The probability of picking a full set from multiset after $m$ draws

binomial-coefficientscombinatoricsprobabilityprobability theoryrecreational-mathematics

Suppose a bag contains $n$ balls labeled from $1$ to $n$, and suppose I have $k$ of these bags. If I open all of these $k$ bags into an urn, then the urn is effectively a multiset with $kn$ elements: $k$ balls labeled $1$, $k$ balls labeled $2$, and so on up to $n$. My question is

If I were to randomly pick out balls from the urn one by one without replacement, what's the probability of having picked out a complete set of balls labeled $1$ to $n$ after $m$ balls have been pulled out of the urn?


I'm not very familiar with probability, so I'm not sure what's the correct setup for the problem. I suspect the answer has to do with the binomial coefficients, as we're choosing $m$ elements from a set with $kn$ things, but I don't know how to account for the repetition of elements.

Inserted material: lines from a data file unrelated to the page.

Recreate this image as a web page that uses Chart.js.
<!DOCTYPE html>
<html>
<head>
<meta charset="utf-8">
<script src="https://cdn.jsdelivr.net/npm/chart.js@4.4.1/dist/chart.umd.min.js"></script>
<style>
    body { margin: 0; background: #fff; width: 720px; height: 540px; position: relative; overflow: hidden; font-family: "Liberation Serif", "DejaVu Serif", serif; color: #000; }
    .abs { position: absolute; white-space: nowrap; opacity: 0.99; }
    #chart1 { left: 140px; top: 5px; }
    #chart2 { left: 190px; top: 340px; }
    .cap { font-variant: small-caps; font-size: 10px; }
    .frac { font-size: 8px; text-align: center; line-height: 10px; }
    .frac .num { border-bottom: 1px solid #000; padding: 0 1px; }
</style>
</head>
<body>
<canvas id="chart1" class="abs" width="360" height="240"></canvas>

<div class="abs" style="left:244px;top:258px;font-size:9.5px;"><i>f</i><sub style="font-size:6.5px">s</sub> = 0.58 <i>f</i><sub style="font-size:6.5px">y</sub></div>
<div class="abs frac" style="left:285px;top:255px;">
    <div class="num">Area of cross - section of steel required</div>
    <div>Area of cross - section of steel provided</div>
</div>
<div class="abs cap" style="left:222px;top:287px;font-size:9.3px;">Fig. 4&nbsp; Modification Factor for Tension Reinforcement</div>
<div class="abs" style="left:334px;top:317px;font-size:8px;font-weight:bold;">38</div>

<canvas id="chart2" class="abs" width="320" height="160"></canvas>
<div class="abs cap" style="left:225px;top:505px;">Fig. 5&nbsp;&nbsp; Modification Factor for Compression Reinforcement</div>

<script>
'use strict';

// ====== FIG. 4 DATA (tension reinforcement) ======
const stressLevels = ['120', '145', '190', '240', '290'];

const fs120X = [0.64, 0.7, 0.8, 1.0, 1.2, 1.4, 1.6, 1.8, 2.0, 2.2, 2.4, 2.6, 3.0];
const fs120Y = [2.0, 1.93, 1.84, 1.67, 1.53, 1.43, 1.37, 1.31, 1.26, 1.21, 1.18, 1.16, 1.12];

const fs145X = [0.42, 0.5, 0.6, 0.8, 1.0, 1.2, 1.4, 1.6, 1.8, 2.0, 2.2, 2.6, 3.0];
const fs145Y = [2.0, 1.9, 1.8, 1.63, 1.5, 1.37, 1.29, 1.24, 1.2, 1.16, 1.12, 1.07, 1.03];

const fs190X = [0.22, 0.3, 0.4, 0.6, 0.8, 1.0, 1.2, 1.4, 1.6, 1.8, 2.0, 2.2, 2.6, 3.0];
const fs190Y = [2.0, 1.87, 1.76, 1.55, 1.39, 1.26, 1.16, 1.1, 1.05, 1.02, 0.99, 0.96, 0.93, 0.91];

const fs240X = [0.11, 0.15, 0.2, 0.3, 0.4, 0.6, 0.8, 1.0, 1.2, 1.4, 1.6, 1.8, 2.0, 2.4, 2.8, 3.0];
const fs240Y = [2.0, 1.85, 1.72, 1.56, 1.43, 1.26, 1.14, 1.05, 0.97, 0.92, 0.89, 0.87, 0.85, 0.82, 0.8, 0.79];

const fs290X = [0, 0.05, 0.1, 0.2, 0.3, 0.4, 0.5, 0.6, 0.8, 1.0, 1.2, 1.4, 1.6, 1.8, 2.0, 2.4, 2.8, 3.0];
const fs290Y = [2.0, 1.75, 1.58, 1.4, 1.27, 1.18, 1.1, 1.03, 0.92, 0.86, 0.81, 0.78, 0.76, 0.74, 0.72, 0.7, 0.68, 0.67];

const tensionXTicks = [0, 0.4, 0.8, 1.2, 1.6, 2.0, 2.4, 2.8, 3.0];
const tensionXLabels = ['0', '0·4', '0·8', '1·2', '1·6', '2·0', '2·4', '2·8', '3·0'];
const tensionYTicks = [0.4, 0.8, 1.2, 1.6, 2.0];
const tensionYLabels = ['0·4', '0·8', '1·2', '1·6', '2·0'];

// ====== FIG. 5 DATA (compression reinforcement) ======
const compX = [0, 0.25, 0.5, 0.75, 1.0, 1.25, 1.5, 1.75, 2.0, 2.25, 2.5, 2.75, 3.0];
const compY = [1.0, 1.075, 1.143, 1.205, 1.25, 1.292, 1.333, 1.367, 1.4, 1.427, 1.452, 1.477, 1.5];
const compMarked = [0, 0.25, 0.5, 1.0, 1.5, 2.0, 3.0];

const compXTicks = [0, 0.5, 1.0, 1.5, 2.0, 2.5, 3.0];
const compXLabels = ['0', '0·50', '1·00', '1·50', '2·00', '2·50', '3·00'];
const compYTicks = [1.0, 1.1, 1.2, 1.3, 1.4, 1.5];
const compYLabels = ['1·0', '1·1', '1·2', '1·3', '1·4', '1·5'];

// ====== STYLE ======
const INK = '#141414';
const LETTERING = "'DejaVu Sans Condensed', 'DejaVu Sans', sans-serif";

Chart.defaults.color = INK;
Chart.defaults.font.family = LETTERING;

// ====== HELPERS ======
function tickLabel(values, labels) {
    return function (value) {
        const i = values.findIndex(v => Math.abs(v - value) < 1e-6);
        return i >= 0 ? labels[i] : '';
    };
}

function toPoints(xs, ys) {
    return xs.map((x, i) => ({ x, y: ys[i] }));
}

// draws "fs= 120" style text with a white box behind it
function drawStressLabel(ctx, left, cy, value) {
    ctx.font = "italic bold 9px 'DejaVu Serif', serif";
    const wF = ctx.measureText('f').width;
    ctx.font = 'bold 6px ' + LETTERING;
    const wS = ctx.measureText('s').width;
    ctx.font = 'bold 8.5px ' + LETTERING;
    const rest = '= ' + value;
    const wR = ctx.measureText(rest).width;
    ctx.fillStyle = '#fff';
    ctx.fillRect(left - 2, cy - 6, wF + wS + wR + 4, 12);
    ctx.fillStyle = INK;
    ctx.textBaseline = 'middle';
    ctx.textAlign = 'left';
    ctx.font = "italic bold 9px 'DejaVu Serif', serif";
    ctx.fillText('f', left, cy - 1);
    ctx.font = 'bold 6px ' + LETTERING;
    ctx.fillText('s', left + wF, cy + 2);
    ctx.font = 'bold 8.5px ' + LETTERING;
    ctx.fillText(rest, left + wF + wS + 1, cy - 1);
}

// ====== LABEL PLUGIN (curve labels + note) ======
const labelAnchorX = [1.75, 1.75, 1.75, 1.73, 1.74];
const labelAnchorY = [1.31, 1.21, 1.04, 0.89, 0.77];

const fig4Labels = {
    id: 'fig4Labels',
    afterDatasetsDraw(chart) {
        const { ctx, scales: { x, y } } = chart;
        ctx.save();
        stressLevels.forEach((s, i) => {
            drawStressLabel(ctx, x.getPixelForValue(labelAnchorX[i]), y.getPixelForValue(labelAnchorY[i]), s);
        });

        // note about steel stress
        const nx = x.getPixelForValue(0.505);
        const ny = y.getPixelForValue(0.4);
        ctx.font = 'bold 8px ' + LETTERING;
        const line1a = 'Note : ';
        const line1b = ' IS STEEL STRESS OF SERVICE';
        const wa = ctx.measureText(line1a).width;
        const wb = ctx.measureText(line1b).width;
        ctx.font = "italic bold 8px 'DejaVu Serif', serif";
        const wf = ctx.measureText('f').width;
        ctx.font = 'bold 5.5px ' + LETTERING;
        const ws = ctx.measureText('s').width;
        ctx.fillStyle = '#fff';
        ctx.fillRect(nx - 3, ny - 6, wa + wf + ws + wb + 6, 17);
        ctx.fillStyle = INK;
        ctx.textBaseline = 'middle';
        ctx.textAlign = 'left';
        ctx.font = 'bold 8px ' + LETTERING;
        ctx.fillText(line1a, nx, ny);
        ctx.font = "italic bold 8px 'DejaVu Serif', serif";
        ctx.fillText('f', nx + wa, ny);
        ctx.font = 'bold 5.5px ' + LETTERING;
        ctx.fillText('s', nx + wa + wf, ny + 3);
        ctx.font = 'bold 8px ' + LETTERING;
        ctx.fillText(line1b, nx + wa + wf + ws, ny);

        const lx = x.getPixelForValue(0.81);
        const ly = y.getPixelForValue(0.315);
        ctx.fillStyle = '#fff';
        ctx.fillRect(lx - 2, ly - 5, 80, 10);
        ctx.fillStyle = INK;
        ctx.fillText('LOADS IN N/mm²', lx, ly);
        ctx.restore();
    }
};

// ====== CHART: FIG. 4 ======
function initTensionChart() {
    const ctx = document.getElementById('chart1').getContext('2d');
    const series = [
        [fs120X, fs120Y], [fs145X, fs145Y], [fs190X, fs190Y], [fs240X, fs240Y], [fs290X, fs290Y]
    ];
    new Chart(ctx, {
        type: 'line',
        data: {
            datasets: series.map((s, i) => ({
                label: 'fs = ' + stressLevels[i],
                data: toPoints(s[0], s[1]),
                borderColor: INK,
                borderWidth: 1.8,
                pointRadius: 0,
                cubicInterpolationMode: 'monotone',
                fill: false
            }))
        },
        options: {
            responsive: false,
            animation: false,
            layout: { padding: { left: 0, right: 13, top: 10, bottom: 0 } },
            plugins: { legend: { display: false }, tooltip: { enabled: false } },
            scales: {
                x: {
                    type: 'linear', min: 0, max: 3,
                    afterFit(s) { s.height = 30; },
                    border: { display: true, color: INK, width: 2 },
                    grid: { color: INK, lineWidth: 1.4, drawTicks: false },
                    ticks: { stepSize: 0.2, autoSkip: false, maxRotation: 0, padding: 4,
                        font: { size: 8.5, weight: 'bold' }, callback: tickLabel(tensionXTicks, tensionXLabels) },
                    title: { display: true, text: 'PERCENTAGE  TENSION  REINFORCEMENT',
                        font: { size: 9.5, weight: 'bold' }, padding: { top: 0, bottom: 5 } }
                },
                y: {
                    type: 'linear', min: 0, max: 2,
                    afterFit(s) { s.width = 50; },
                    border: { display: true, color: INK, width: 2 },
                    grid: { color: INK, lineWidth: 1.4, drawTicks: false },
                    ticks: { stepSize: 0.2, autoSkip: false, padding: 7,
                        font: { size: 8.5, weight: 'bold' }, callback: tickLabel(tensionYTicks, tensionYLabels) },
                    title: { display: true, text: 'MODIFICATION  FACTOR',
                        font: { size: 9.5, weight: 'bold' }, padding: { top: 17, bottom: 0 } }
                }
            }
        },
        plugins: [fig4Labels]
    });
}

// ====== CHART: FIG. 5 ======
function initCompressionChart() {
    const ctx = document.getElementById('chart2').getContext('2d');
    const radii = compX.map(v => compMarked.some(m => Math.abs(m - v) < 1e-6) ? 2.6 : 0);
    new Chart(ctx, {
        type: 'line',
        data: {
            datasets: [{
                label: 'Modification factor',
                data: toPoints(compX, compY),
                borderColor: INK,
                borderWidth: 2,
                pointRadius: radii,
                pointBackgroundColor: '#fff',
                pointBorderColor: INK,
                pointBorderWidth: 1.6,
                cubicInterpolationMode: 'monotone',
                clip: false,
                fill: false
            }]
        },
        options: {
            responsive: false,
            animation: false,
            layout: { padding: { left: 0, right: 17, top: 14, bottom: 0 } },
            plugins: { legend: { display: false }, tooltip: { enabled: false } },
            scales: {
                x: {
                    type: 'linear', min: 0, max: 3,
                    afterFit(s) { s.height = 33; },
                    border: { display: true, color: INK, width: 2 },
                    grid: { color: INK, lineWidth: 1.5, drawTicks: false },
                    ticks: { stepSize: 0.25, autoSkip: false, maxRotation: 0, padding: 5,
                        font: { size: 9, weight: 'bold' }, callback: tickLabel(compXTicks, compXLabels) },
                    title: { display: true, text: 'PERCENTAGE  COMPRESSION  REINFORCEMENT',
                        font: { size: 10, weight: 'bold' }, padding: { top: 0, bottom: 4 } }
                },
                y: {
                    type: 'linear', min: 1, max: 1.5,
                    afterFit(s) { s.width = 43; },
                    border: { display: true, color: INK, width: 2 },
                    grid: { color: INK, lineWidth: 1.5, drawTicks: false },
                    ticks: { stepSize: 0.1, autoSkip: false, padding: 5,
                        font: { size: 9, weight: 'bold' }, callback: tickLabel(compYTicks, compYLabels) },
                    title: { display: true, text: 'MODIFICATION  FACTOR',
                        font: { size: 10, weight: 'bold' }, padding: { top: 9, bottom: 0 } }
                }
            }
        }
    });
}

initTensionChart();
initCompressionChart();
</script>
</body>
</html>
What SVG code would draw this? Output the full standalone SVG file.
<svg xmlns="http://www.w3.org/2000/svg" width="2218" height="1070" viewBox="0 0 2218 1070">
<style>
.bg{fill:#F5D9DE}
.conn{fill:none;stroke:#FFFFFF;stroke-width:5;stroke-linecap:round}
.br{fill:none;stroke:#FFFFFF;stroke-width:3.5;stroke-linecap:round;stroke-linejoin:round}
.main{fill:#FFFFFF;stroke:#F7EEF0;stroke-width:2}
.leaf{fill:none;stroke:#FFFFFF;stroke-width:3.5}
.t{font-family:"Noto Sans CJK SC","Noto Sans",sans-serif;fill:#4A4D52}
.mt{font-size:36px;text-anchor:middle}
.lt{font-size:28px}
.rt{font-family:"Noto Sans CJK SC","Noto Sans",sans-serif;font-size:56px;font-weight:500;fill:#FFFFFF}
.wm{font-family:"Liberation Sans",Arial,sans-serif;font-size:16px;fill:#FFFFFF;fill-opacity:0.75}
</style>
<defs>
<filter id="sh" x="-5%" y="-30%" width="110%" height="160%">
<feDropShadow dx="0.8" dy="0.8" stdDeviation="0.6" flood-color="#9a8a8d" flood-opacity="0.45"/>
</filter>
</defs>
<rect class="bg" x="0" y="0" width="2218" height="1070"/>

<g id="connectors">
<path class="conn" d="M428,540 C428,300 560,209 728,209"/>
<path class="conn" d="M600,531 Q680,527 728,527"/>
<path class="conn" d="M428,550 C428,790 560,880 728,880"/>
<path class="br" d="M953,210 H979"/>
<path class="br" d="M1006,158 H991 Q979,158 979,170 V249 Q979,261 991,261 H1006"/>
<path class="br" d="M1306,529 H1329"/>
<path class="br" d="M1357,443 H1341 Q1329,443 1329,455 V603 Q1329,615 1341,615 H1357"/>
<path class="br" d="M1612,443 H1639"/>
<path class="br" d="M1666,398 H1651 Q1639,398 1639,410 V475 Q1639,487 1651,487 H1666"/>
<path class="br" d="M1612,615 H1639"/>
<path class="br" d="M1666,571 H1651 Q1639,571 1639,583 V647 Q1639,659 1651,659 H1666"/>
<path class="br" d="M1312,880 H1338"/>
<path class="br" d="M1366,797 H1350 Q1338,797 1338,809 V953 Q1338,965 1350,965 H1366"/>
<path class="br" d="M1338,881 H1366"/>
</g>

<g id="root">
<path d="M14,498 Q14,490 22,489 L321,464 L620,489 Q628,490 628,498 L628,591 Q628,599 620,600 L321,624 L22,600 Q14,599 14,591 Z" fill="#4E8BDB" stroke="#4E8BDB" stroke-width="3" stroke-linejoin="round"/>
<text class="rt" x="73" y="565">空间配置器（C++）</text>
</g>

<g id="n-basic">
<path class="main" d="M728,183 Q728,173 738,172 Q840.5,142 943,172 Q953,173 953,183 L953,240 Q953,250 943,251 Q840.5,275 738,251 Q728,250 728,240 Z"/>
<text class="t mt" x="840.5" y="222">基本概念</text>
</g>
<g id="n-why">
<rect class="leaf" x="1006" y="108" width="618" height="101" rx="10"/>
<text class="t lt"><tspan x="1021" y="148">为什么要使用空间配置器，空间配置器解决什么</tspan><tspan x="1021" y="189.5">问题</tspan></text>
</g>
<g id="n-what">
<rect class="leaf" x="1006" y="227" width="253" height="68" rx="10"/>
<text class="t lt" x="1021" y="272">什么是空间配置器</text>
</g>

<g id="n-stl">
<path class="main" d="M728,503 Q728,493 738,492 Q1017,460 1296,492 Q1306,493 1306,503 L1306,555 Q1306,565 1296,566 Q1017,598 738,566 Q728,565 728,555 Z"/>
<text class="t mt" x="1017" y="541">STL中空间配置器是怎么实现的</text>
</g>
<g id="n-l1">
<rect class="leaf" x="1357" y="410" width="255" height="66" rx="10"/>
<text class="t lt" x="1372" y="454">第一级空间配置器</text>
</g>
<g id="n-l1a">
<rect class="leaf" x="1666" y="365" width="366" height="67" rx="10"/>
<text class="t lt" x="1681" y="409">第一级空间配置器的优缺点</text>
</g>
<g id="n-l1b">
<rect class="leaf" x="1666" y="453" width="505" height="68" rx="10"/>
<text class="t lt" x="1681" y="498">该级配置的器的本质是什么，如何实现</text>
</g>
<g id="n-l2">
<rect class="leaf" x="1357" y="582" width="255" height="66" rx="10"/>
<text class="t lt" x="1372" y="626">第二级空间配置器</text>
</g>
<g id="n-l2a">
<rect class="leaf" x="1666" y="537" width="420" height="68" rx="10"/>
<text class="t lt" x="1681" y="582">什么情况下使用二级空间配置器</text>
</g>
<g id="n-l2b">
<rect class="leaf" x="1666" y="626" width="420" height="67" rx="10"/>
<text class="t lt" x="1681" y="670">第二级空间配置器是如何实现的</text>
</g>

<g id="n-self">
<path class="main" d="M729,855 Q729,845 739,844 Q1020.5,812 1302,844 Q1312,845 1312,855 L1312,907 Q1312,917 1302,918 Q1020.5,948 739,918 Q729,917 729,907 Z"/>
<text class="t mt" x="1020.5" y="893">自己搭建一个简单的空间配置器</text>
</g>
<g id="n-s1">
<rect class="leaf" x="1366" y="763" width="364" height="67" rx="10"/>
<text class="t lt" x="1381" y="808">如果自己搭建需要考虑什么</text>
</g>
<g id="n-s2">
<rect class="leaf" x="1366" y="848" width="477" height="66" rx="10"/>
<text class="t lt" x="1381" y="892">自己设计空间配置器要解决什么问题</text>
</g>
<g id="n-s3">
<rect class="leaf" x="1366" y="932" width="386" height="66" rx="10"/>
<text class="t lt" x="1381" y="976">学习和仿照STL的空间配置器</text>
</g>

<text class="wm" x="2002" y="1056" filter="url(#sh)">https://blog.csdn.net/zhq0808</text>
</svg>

Any and all help is greatly appreciated. Thank you!

Best Answer

Answer: The probability you are done after $m$ draws is $$ \sum_{i=0}^n (-1)^i \binom{n}i\binom{k(n-i)}{m}\Big/\binom{kn}{m} $$ Proof: This is a routine application of the principle of inclusion-exclusion. For each $i\in \{1,\dots,n\}$, let $E_i$ be the event that none of the $m$ balls you drew are numbered $i$. We want to find $$P(E_1^c\cap \dots \cap E_n^c)=1-P(E_1\cup \dots \cup E_n).$$ By PIE, this is equal to $$ \sum_{i=0}^n(-1)^{i} \sum_{1\le j(1)<j(2)<\dots <j(i)\le n} P\big(E_{j(1)}\cap \dots \cap E_{j(i)}\big) $$ By the symmetry of the problem, for all choices of $j(1),j(2),\dots,j(i)$, we have $P\big(E_{j(1)}\cap \dots \cap E_{j(i)}\big)=P(E_1\cap \dots \cap E_i) $. Therefore, the above simplified to $$ \sum_{i=0}^n (-1)^i \binom{n}i P(E_1\cap \dots \cap E_i). $$ Finally, $E_1\cap \dots \cap E_i$ is the event that no balls numbered $1$ to $i$ are drawn. The probability of this occurring is $\binom{k(n-i)}{m}\Big/ \binom{kn}m$, since the favorable outcomes are determined by choosing $m$ balls from the $k(n-i)$ which are not labeled with a number between $1$ and $i$.